Does your child enjoy a scary story (but not too scary)? Because of our history, we Jews have a tradition of scary stories. The most famous story is that of the Golem of Prague. The library has a number of picture books based on this folktale, from the original story retold and illustrated by David Wisniewski, in striking papercuts, to Golemito a story of two boys in Mexico City who try to fight bullying by creating a golem.

Author Eric Kimmel has written four picture book stories that are always popular with children of all ages: Hershel and the Hanukkah Goblins, Gershon's Monster, The Golem's Latkes and Hayyim's Ghost.

The library even has a graphic novel about a Jewish pirate called Skullcaps and Crossbones, based on a true character who survived the Spanish Inquisition and became a pirate for revenge.

Eve Buntings beautiful book Terrible Things is an allegory of the Holocaust from the perspective of bunnies who hide from the terrible thing that takes away different animals.

Check out our collection of scary, picture book stories. You and your child are sure to be entertained. 
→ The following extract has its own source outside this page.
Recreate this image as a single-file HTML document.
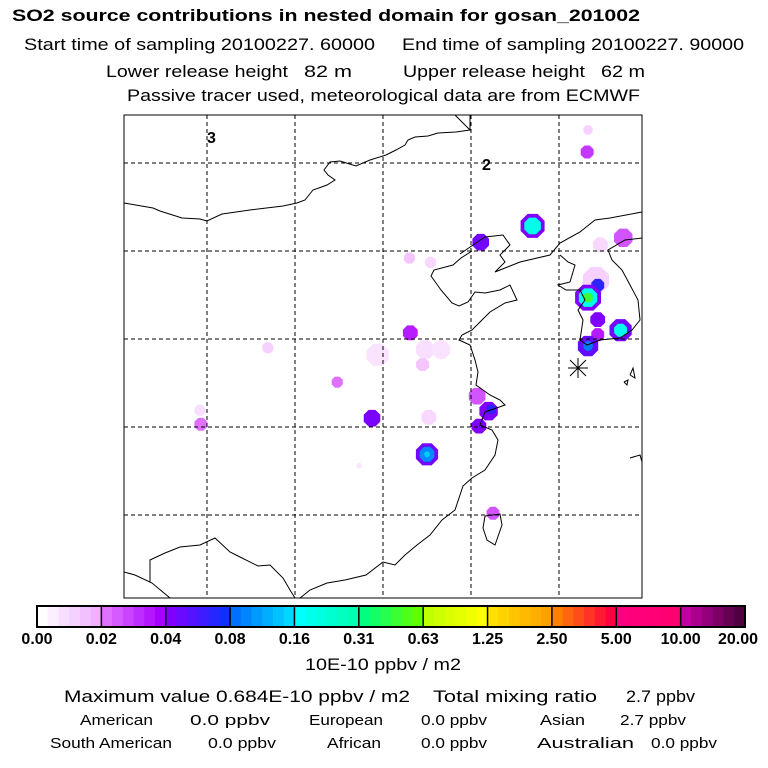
<!DOCTYPE html>
<html><head><meta charset="utf-8"><style>
html,body{margin:0;padding:0;background:#fff;}
svg{display:block;font-family:"Liberation Sans",sans-serif;}
</style></head><body>
<svg id="c" width="768" height="768" viewBox="0 0 768 768">
<g font-size="17">
<text x="12" y="21" font-weight="bold" textLength="628" lengthAdjust="spacingAndGlyphs">SO2 source contributions in nested domain for gosan_201002</text>
<text x="24" y="50" textLength="351" lengthAdjust="spacingAndGlyphs">Start time of sampling 20100227. 60000</text>
<text x="402" y="50" textLength="342" lengthAdjust="spacingAndGlyphs">End time of sampling 20100227. 90000</text>
<text x="106" y="77" textLength="182" lengthAdjust="spacingAndGlyphs">Lower release height</text>
<text x="304" y="77" textLength="48" lengthAdjust="spacingAndGlyphs">82 m</text>
<text x="403" y="77" textLength="182" lengthAdjust="spacingAndGlyphs">Upper release height</text>
<text x="601" y="77" textLength="44" lengthAdjust="spacingAndGlyphs">62 m</text>
<text x="127" y="101" textLength="513" lengthAdjust="spacingAndGlyphs">Passive tracer used, meteorological data are from ECMWF</text>
</g>
<defs><clipPath id="mapclip"><rect x="124" y="115" width="518" height="483"/></clipPath></defs>
<g id="map" clip-path="url(#mapclip)"></g>
<rect x="124" y="115" width="518" height="483" fill="none" stroke="#000" stroke-width="1"/>
<text x="207" y="143" font-size="16" font-weight="bold">3</text>
<text x="482" y="170" font-size="16" font-weight="bold">2</text>
<g id="cbar"></g>
<text x="305" y="670" font-size="17" textLength="156" lengthAdjust="spacingAndGlyphs">10E-10 ppbv / m2</text>
<g font-size="17">
<text x="64" y="702" textLength="346" lengthAdjust="spacingAndGlyphs">Maximum value  0.684E-10 ppbv / m2</text>
<text x="433" y="702" textLength="164" lengthAdjust="spacingAndGlyphs">Total mixing ratio</text>
<text x="626" y="702" textLength="69" lengthAdjust="spacingAndGlyphs">2.7 ppbv</text>
</g>
<g font-size="15">
<text x="80" y="725" textLength="73" lengthAdjust="spacingAndGlyphs">American</text><text x="190" y="725" textLength="80" lengthAdjust="spacingAndGlyphs">0.0 ppbv</text>
<text x="309" y="725" textLength="74" lengthAdjust="spacingAndGlyphs">European</text><text x="421" y="725" textLength="66" lengthAdjust="spacingAndGlyphs">0.0 ppbv</text>
<text x="540" y="725" textLength="45" lengthAdjust="spacingAndGlyphs">Asian</text><text x="620" y="725" textLength="66" lengthAdjust="spacingAndGlyphs">2.7 ppbv</text>
<text x="50" y="748" textLength="122" lengthAdjust="spacingAndGlyphs">South American</text><text x="208" y="748" textLength="68" lengthAdjust="spacingAndGlyphs">0.0 ppbv</text>
<text x="327" y="748" textLength="54" lengthAdjust="spacingAndGlyphs">African</text><text x="421" y="748" textLength="66" lengthAdjust="spacingAndGlyphs">0.0 ppbv</text>
<text x="537" y="748" textLength="97" lengthAdjust="spacingAndGlyphs">Australian</text><text x="651" y="748" textLength="66" lengthAdjust="spacingAndGlyphs">0.0 ppbv</text>
</g>
</svg>
<script>
const levels=[0,0.02,0.04,0.08,0.16,0.31,0.63,1.25,2.5,5,10,20];
const levelLabels=["0.00","0.02","0.04","0.08","0.16","0.31","0.63","1.25","2.50","5.00","10.00","20.00"];
const gridLons=[80,90,100,110,120,130];
const gridLats=[50,40,30,20,10];
const blobLon=[123.3,123.2,117.0,117.0,111.1,127.3,124.7,124.2,124.4,123.3,123.3,123.3,124.4,124.4,127.0,127.0,123.3,123.3,103.0,105.4,103.1,104.8,99.4,106.6,104.5,86.9,94.8,98.75,105.2,79.2,79.3,105.0,105.0,105.0,110.7,112.0,112.3,110.9,112.5,97.3];
const blobLat=[53.75,51.25,42.85,42.85,41.0,41.5,40.7,36.7,36.1,34.7,34.7,34.7,32.2,30.5,31.0,31.0,29.2,29.2,39.2,38.7,30.7,28.8,28.2,28.8,27.1,29.0,25.1,21.0,21.1,21.9,20.3,16.9,16.9,16.9,23.5,21.8,22.0,20.1,10.2,15.6];
const blobVal=[0.012,0.03,0.04,0.2,0.045,0.025,0.01,0.012,0.07,0.04,0.2,0.5,0.04,0.035,0.045,0.2,0.05,0.09,0.015,0.01,0.035,0.008,0.007,0.007,0.015,0.012,0.02,0.042,0.01,0.008,0.02,0.045,0.1,0.15,0.025,0.04,0.07,0.04,0.025,0.006];
const blobR=[5,7,13,9,9,10,8,14,7,14,10,5,8,7,12,7,11,5,6,6,8,10,12,10,7,6,6,9,8,6,7,12,8,3,9,10,5,8,7,3];
const segStart=["#ffffff","#e070ff","#8000ff","#0070ff","#00ffff","#00ff80","#c0ff00","#ffe000","#ff8000","#ff0080","#c000a0"];
const segEnd=["#f0b0ff","#a800ff","#1030ff","#00d8ff","#00ffb0","#60ff00","#ffff00","#ffa000","#ff0040","#ff0070","#500040"];
const NS="http://www.w3.org/2000/svg";
function xLon(lon){return 207+(lon-80)*8.8;}
function yLat(lat){return 163+(50-lat)*8.8;}
function hex(h){return[1,3,5].map(i=>parseInt(h.substr(i,2),16));}
function mix(a,b,t){const A=hex(a),B=hex(b);return "rgb("+A.map((v,i)=>Math.round(v+(B[i]-v)*t)).join(",")+")";}
function colorFor(v){for(let i=0;i<levels.length-1;i++){if(v<levels[i+1]){return mix(segStart[i],segEnd[i],(v-levels[i])/(levels[i+1]-levels[i]));}}return segEnd[segEnd.length-1];}
function mk(tag,attrs,parent){const e=document.createElementNS(NS,tag);for(const k in attrs)e.setAttribute(k,attrs[k]);parent.appendChild(e);return e;}
const map=document.getElementById('map');
for(let i=0;i<blobVal.length;i++){
  const cx=xLon(blobLon[i]),cy=yLat(blobLat[i]),r=blobR[i];
  const pts=[];for(let k=0;k<8;k++){const a=Math.PI/8+k*Math.PI/4;pts.push((cx+r*Math.cos(a)).toFixed(1)+","+(cy+r*Math.sin(a)).toFixed(1));}
  const p=mk('polygon',{points:pts.join(' '),fill:colorFor(blobVal[i])},map);
  
  
}
const lines=[
"124,203 153,208 160,211 182,218 200,219 207,221 222,214 250,210 283,206 297,203 305,200 313,190 327,185 335,180 328,175 324,170 330,162 340,161 356,166 370,160 386,155 396,150 405,145 408,140 415,137 428,136 438,133 456,132 470,130 455,115",
"470,130 470,115",
"460,254 473,245 485,237 503,235 510,245 500,255 505,262 495,272 505,268 520,262 550,255 560,243 580,232 595,220 610,218 642,212",
"472,251 461,258 453,265 434,270 431,276 441,290 452,303 459,306 468,302 475,292 485,293 500,290 510,285 517,300 505,303 490,312 480,322 472,330 462,335 459,340 470,345 475,360 478,372 476,385 490,395 500,400 505,405 485,412 480,425 492,430 498,440 495,455 485,470 472,478 463,486 460,495 455,510 442,520 430,535 417,545 405,555 395,565 383,562 366,575 345,580 327,583 310,590 300,598",
"560,255 568,262 575,265 570,282 558,285 566,290 580,290 585,300 578,310 583,320 580,340 587,345 600,340 620,338 632,330 640,320 638,300 630,285 622,270 612,260 608,250 625,240 642,238",
"124,572 135,575 152,583 170,598",
"150,582 150,560 165,553 180,547 200,545 215,538 230,552 240,557 258,566 270,565 283,578 290,590 295,598",
"485,516 500,514 502,525 495,545 487,540 483,528 485,516",
"630,375 633,368 635,378 630,375",
"624,382 628,380 627,385 624,382",
"630,458 640,455 642,462"
];
lines.forEach((l,i)=>{const e=mk('polyline',{points:l,fill:'none',stroke:'#000','stroke-width':1},map);

});
gridLons.forEach(lon=>{const e=mk('line',{x1:xLon(lon),x2:xLon(lon),y1:115,y2:598,stroke:'#000','stroke-width':1,'stroke-dasharray':'4,3'},map);

});
gridLats.forEach(lat=>{const e=mk('line',{x1:124,x2:642,y1:yLat(lat),y2:yLat(lat),stroke:'#000','stroke-width':1,'stroke-dasharray':'4,3'},map);

});
const sx=578,sy=368;
[[0,-10,0,10],[-10,0,10,0],[-8,-8,8,8],[-8,8,8,-8]].forEach(d=>{const e=mk('line',{x1:sx+d[0],y1:sy+d[1],x2:sx+d[2],y2:sy+d[3],stroke:'#000','stroke-width':1},map);

});
const cb=document.getElementById('cbar');
const x0=37,x1=745,cy0=606,ch=21,segW=(x1-x0)/(levels.length-1),sub=6;
for(let i=0;i<levels.length-1;i++){
  for(let k=0;k<sub;k++){
    const t=k/(sub-1);
    const e=mk('rect',{x:(x0+i*segW+k*segW/sub).toFixed(2),y:cy0,width:(segW/sub+0.6).toFixed(2),height:ch,fill:mix(segStart[i],segEnd[i],t)},cb);
    
    
  }
}
for(let i=1;i<levels.length-1;i++){const e=mk('line',{x1:x0+i*segW,x2:x0+i*segW,y1:cy0,y2:cy0+ch,stroke:'#000','stroke-width':1.5},cb);

}
const fr=mk('rect',{x:x0,y:cy0,width:x1-x0,height:ch,fill:'none',stroke:'#000','stroke-width':2},cb);


levelLabels.forEach((s,i)=>{const t=mk('text',{x:Math.min(Math.max(x0+i*segW,22),738),y:644,'font-size':16,'font-weight':'bold','text-anchor':'middle'},cb);t.textContent=s;

});
</script>
</body></html>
  • Golem* by David Wisniewski
    This is the original golem story powerfully illustrated with papercut depictions.
     
  • Gershon's Monster: A Story for the Jewish New Year  by Eric A. Kimmel and illustrated by Jon J. Muth
    Gershon makes mistakes, but instead of asking forgiveness he sweeps them up, tosses them in the cellar, then on Rosh Hashanah he puts them in a sack and casts them into the sea. When his thoughtless behavior threatens the life of his beloved children, he takes responsibility for his misdeeds.
     
  • Golemito* by Ilan Stavans and illustrated by Tresa Villegas
    A fictional story of how two Jewish boys in Mexico City confront bullying by creating a golem.
     
  • The Golem's Latkes* by Eric A. Kimmel and illustrated by Aaron Jasinski
    When the Rabbi leaves to visit the emperor, his maid gets the golem to do her housework. When she goes off to visit a friend, the golem prepares latkes with alarming results.
     
  • The Golem of Prague* by Irene Cohen-Janca and illustrated by Maurizio A.C. Quarello
    The traditional story with an interesting twist.
     
  • Hayyim's Ghost by Eric A. Kimmel and illustrated Ari Binus
    A greedy woman finds a way to bury her dead husband for free at the expense of a poor workman.
     
  • Hershel & the Hanukkah Goblins by Eric A. Kimmel and illustrated by Trina Schart Hyman
    Hershel of Ostropol outwits eight goblins and saves Hanukkah for a whole village.
     
  • The Legend of Freedom Hill by Linda Jacobs Altman and illustrated by Cornelius Van Wright & Ying-Hwa Hu
    Two young girls help to rescue a kidnapped slave.
     
  • Skullcaps and Crossbones: The Adventures of Yonah Klein by Shmuel Kafri and illustrated by Jacky Yarhi
    A graphic, fictional novel based on a real Jewish person, Yaakov Korel, who suffered at the hands of the Spanish Inquisition and became a pirate to pay them back.
     
  • Terrible Things: An Allegory of the Holocaust by Eve Bunting and illustrated by Stephen Gammell
    A bunny watches as the terrible things take different animals away, until there is no one else left.

*The Golem is a mythical creature from Jewish Folklore. 400 years ago, according to legend, a revered Jewish teacher and scholar, Rabbi Loew, shaped a giant man of clay -- a golem -- and brought him to life to protect the Jews of Prague.